WHAT NEEDS TO BE DONE: Can you print the data exactly and leave out each image?

########

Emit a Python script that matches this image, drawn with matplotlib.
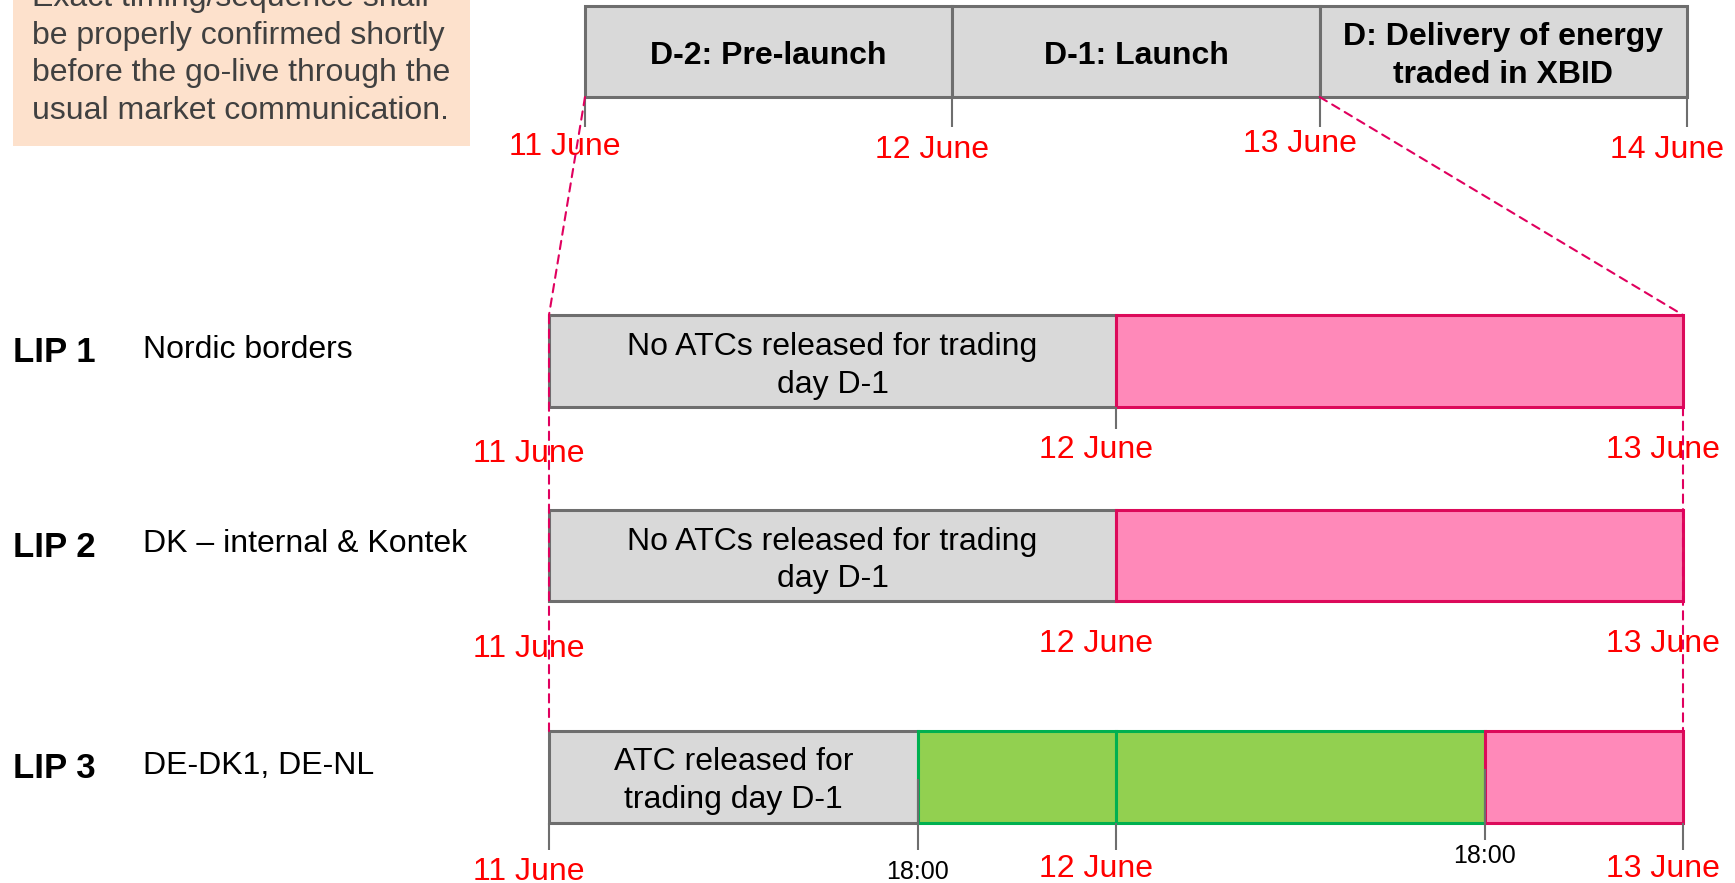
import matplotlib
matplotlib.use("Agg")
import matplotlib.pyplot as plt
from matplotlib.patches import ConnectionPatch, Rectangle

plt.rcParams['font.family'] = ['Liberation Sans', 'DejaVu Sans']

# ---------------- data ----------------
note_text = ("Exact timing/sequence shall\nbe properly confirmed shortly\n"
             "before the go-live through the\nusual market communication.")

top_phases = ["D-2: Pre-launch", "D-1: Launch", "D: Delivery of energy\ntraded in XBID"]
top_phase_start = [0, 1, 2]
top_phase_end = [1, 2, 3]
top_dates = ["11 June", "12 June", "13 June", "14 June"]
top_date_pos = [0, 1, 2, 3]

lip_names = ["LIP 1", "LIP 2", "LIP 3"]
lip_desc = ["Nordic borders", "DK – internal & Kontek", "DE-DK1, DE-NL"]

# segments per row (day units from 11 June, schematic positions as drawn)
lip1_start = [0, 1]
lip1_end = [1, 2]
lip1_kind = ["grey", "pink"]
lip1_text = ["No ATCs released for trading\nday D-1", ""]

lip2_start = [0, 1]
lip2_end = [1, 2]
lip2_kind = ["grey", "pink"]
lip2_text = ["No ATCs released for trading\nday D-1", ""]

lip3_start = [0, 0.65, 1, 1.65]
lip3_end = [0.65, 1, 1.65, 2]
lip3_kind = ["grey", "green", "green", "pink"]
lip3_text = ["ATC released for\ntrading day D-1", "", "", ""]

row_dates = ["11 June", "12 June", "13 June"]
row_date_pos = [0, 1, 2]
lip3_hours = ["18:00", "18:00"]
lip3_hour_pos = [0.65, 1.65]

# ---------------- styles ----------------
W, H = 1735, 883
fig = plt.figure(figsize=(W / 100, H / 100), dpi=100)

FILL = {"grey": "#D9D9D9", "pink": "#FF89B9", "green": "#92D050"}
EDGE = {"grey": "#6E6E6E", "pink": "#DC0A5A", "green": "#00B050"}
RED = "#FF0000"
DASH = "#E0005E"
TICK = "#6E6E6E"
LS = 1.33


def px_axes(x0, y0, x1, y1, xlim):
    ax = fig.add_axes([x0 / W, 1 - y1 / H, (x1 - x0) / W, (y1 - y0) / H])
    ax.set_xlim(*xlim)
    ax.set_ylim(0, 1)
    ax.axis("off")
    ax._pxy = (y0, y1)
    return ax


def ypx(ax, y):
    y0, y1 = ax._pxy
    return (y1 - y) / (y1 - y0)


# note box
note_ax = fig.add_axes([13 / W, 1 - 146 / H, (470 - 13) / W, 146 / H])
note_ax.axis("off")
note_ax.add_patch(Rectangle((0, 0), 1, 1, transform=note_ax.transAxes,
                            facecolor="#FDE1CC", edgecolor="none"))
fig.text(32 / W, 1 - 126 / H, note_text, fontsize=23, color="#404040",
         ha="left", va="bottom", linespacing=LS)

# top timeline
top = px_axes(585, 6, 1687, 97, (0, 3))
top.bar(top_phase_start, 1, width=[e - s for s, e in zip(top_phase_start, top_phase_end)],
        bottom=0, align="edge", color=FILL["grey"], edgecolor=EDGE["grey"],
        linewidth=2.2, clip_on=False)
for s, e, t in zip(top_phase_start, top_phase_end, top_phases):
    top.text((s + e) / 2, ypx(top, 56), t, ha="center", va="center",
             fontsize=23, fontweight="bold", color="black", linespacing=LS)
top.vlines(top_date_pos, ypx(top, 127), 0, color=TICK, linewidth=1.5, clip_on=False)
top_label_y = [147, 150, 144, 150]
for p, t, yy in zip(top_date_pos, top_dates, top_label_y):
    top.text(p - 0.055, ypx(top, yy), t, ha="center", va="center",
             fontsize=23, color=RED)

# LIP rows
rows = [
    (315, 407, lip1_start, lip1_end, lip1_kind, lip1_text),
    (510, 601, lip2_start, lip2_end, lip2_kind, lip2_text),
    (731, 823, lip3_start, lip3_end, lip3_kind, lip3_text),
]
text_shift = [5, 5, 4]
row_axes = []
for i, (y0, y1, st, en, kd, tx) in enumerate(rows):
    ax = px_axes(549, y0, 1683, y1, (0, 2))
    row_axes.append(ax)
    for s, e, k, t in zip(st, en, kd, tx):
        ax.bar(s, 1, width=e - s, bottom=0, align="edge", color=FILL[k],
               edgecolor=EDGE[k], linewidth=2.2, clip_on=False, zorder=2)
        if t:
            ax.text((s + e) / 2, ypx(ax, (y0 + y1) / 2 + text_shift[i]), t,
                    ha="center", va="center", fontsize=23, color="black",
                    linespacing=LS, zorder=3)
    yc = (y0 + y1) / 2
    fig.text(13 / W, 1 - (yc - 8) / H, lip_names[i], fontsize=25,
             fontweight="bold", ha="left", va="center")
    fig.text(143 / W, 1 - (yc - 11) / H, lip_desc[i], fontsize=23,
             ha="left", va="center")

# ticks and labels per row
lip1, lip2, lip3 = row_axes
lip1.vlines([row_date_pos[1]], ypx(lip1, 429), 0, color=TICK, linewidth=1.5, clip_on=False)
lip3.vlines(row_date_pos, ypx(lip3, 850), 0, color=TICK, linewidth=1.5, clip_on=False)
lip3.vlines([lip3_hour_pos[0]], ypx(lip3, 850), ypx(lip3, 779), color=TICK,
            linewidth=1.5, clip_on=False, zorder=4)
lip3.vlines([lip3_hour_pos[1]], ypx(lip3, 840), ypx(lip3, 769), color=TICK,
            linewidth=1.5, clip_on=False, zorder=4)

row_label_y = [(454, 450, 450), (649, 644, 644), (872, 869, 869)]
for ax, ys in zip(row_axes, row_label_y):
    for p, t, yy in zip(row_date_pos, row_dates, ys):
        ax.text(p - 0.035, ypx(ax, yy), t, ha="center", va="center",
                fontsize=23, color=RED)
hour_label_y = [872, 856]
for p, t, yy in zip(lip3_hour_pos, lip3_hours, hour_label_y):
    lip3.text(p, ypx(lip3, yy), t, ha="center", va="center", fontsize=18, color="black")

# dashed connectors
dash_kw = dict(color=DASH, linestyle=(0, (4, 3)), linewidth=1.5, zorder=5)
fig.add_artist(ConnectionPatch(xyA=(0, 0), coordsA="data", axesA=top,
                               xyB=(0, 1), coordsB="data", axesB=lip1, **dash_kw))
fig.add_artist(ConnectionPatch(xyA=(2, 0), coordsA="data", axesA=top,
                               xyB=(2, 1), coordsB="data", axesB=lip1, **dash_kw))
fig.add_artist(ConnectionPatch(xyA=(0, 1), coordsA="data", axesA=lip1,
                               xyB=(0, 1), coordsB="data", axesB=lip3, **dash_kw))
fig.add_artist(ConnectionPatch(xyA=(2, 0), coordsA="data", axesA=lip1,
                               xyB=(2, 1), coordsB="data", axesB=lip3, **dash_kw))

fig.savefig("out.png", dpi=100)
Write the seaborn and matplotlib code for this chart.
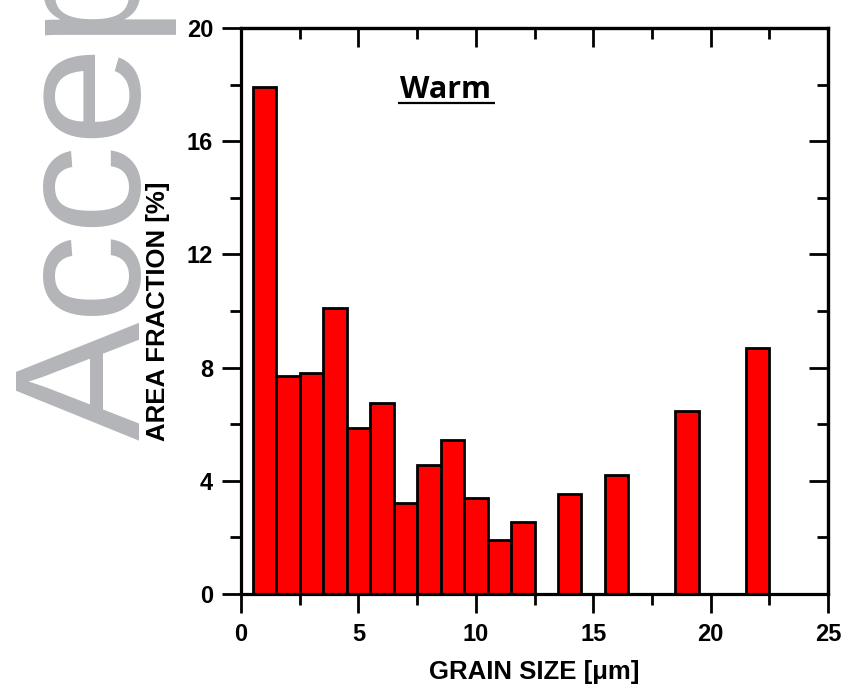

########

RESPONSE BELOW:
Emit a Python script that matches this image, drawn with matplotlib.
import matplotlib
matplotlib.use("Agg")
import matplotlib.pyplot as plt
from matplotlib.patches import ConnectionPatch, Rectangle

plt.rcParams['font.family'] = ['Liberation Sans', 'DejaVu Sans']

# ---------------- data ----------------
note_text = ("Exact timing/sequence shall\nbe properly confirmed shortly\n"
             "before the go-live through the\nusual market communication.")

top_phases = ["D-2: Pre-launch", "D-1: Launch", "D: Delivery of energy\ntraded in XBID"]
top_phase_start = [0, 1, 2]
top_phase_end = [1, 2, 3]
top_dates = ["11 June", "12 June", "13 June", "14 June"]
top_date_pos = [0, 1, 2, 3]

lip_names = ["LIP 1", "LIP 2", "LIP 3"]
lip_desc = ["Nordic borders", "DK – internal & Kontek", "DE-DK1, DE-NL"]

# segments per row (day units from 11 June, schematic positions as drawn)
lip1_start = [0, 1]
lip1_end = [1, 2]
lip1_kind = ["grey", "pink"]
lip1_text = ["No ATCs released for trading\nday D-1", ""]

lip2_start = [0, 1]
lip2_end = [1, 2]
lip2_kind = ["grey", "pink"]
lip2_text = ["No ATCs released for trading\nday D-1", ""]

lip3_start = [0, 0.65, 1, 1.65]
lip3_end = [0.65, 1, 1.65, 2]
lip3_kind = ["grey", "green", "green", "pink"]
lip3_text = ["ATC released for\ntrading day D-1", "", "", ""]

row_dates = ["11 June", "12 June", "13 June"]
row_date_pos = [0, 1, 2]
lip3_hours = ["18:00", "18:00"]
lip3_hour_pos = [0.65, 1.65]

# ---------------- styles ----------------
W, H = 1735, 883
fig = plt.figure(figsize=(W / 100, H / 100), dpi=100)

FILL = {"grey": "#D9D9D9", "pink": "#FF89B9", "green": "#92D050"}
EDGE = {"grey": "#6E6E6E", "pink": "#DC0A5A", "green": "#00B050"}
RED = "#FF0000"
DASH = "#E0005E"
TICK = "#6E6E6E"
LS = 1.33


def px_axes(x0, y0, x1, y1, xlim):
    ax = fig.add_axes([x0 / W, 1 - y1 / H, (x1 - x0) / W, (y1 - y0) / H])
    ax.set_xlim(*xlim)
    ax.set_ylim(0, 1)
    ax.axis("off")
    ax._pxy = (y0, y1)
    return ax


def ypx(ax, y):
    y0, y1 = ax._pxy
    return (y1 - y) / (y1 - y0)


# note box
note_ax = fig.add_axes([13 / W, 1 - 146 / H, (470 - 13) / W, 146 / H])
note_ax.axis("off")
note_ax.add_patch(Rectangle((0, 0), 1, 1, transform=note_ax.transAxes,
                            facecolor="#FDE1CC", edgecolor="none"))
fig.text(32 / W, 1 - 126 / H, note_text, fontsize=23, color="#404040",
         ha="left", va="bottom", linespacing=LS)

# top timeline
top = px_axes(585, 6, 1687, 97, (0, 3))
top.bar(top_phase_start, 1, width=[e - s for s, e in zip(top_phase_start, top_phase_end)],
        bottom=0, align="edge", color=FILL["grey"], edgecolor=EDGE["grey"],
        linewidth=2.2, clip_on=False)
for s, e, t in zip(top_phase_start, top_phase_end, top_phases):
    top.text((s + e) / 2, ypx(top, 56), t, ha="center", va="center",
             fontsize=23, fontweight="bold", color="black", linespacing=LS)
top.vlines(top_date_pos, ypx(top, 127), 0, color=TICK, linewidth=1.5, clip_on=False)
top_label_y = [147, 150, 144, 150]
for p, t, yy in zip(top_date_pos, top_dates, top_label_y):
    top.text(p - 0.055, ypx(top, yy), t, ha="center", va="center",
             fontsize=23, color=RED)

# LIP rows
rows = [
    (315, 407, lip1_start, lip1_end, lip1_kind, lip1_text),
    (510, 601, lip2_start, lip2_end, lip2_kind, lip2_text),
    (731, 823, lip3_start, lip3_end, lip3_kind, lip3_text),
]
text_shift = [5, 5, 4]
row_axes = []
for i, (y0, y1, st, en, kd, tx) in enumerate(rows):
    ax = px_axes(549, y0, 1683, y1, (0, 2))
    row_axes.append(ax)
    for s, e, k, t in zip(st, en, kd, tx):
        ax.bar(s, 1, width=e - s, bottom=0, align="edge", color=FILL[k],
               edgecolor=EDGE[k], linewidth=2.2, clip_on=False, zorder=2)
        if t:
            ax.text((s + e) / 2, ypx(ax, (y0 + y1) / 2 + text_shift[i]), t,
                    ha="center", va="center", fontsize=23, color="black",
                    linespacing=LS, zorder=3)
    yc = (y0 + y1) / 2
    fig.text(13 / W, 1 - (yc - 8) / H, lip_names[i], fontsize=25,
             fontweight="bold", ha="left", va="center")
    fig.text(143 / W, 1 - (yc - 11) / H, lip_desc[i], fontsize=23,
             ha="left", va="center")

# ticks and labels per row
lip1, lip2, lip3 = row_axes
lip1.vlines([row_date_pos[1]], ypx(lip1, 429), 0, color=TICK, linewidth=1.5, clip_on=False)
lip3.vlines(row_date_pos, ypx(lip3, 850), 0, color=TICK, linewidth=1.5, clip_on=False)
lip3.vlines([lip3_hour_pos[0]], ypx(lip3, 850), ypx(lip3, 779), color=TICK,
            linewidth=1.5, clip_on=False, zorder=4)
lip3.vlines([lip3_hour_pos[1]], ypx(lip3, 840), ypx(lip3, 769), color=TICK,
            linewidth=1.5, clip_on=False, zorder=4)

row_label_y = [(454, 450, 450), (649, 644, 644), (872, 869, 869)]
for ax, ys in zip(row_axes, row_label_y):
    for p, t, yy in zip(row_date_pos, row_dates, ys):
        ax.text(p - 0.035, ypx(ax, yy), t, ha="center", va="center",
                fontsize=23, color=RED)
hour_label_y = [872, 856]
for p, t, yy in zip(lip3_hour_pos, lip3_hours, hour_label_y):
    lip3.text(p, ypx(lip3, yy), t, ha="center", va="center", fontsize=18, color="black")

# dashed connectors
dash_kw = dict(color=DASH, linestyle=(0, (4, 3)), linewidth=1.5, zorder=5)
fig.add_artist(ConnectionPatch(xyA=(0, 0), coordsA="data", axesA=top,
                               xyB=(0, 1), coordsB="data", axesB=lip1, **dash_kw))
fig.add_artist(ConnectionPatch(xyA=(2, 0), coordsA="data", axesA=top,
                               xyB=(2, 1), coordsB="data", axesB=lip1, **dash_kw))
fig.add_artist(ConnectionPatch(xyA=(0, 1), coordsA="data", axesA=lip1,
                               xyB=(0, 1), coordsB="data", axesB=lip3, **dash_kw))
fig.add_artist(ConnectionPatch(xyA=(2, 0), coordsA="data", axesA=lip1,
                               xyB=(2, 1), coordsB="data", axesB=lip3, **dash_kw))

fig.savefig("out.png", dpi=100)
Write the seaborn and matplotlib code for this chart.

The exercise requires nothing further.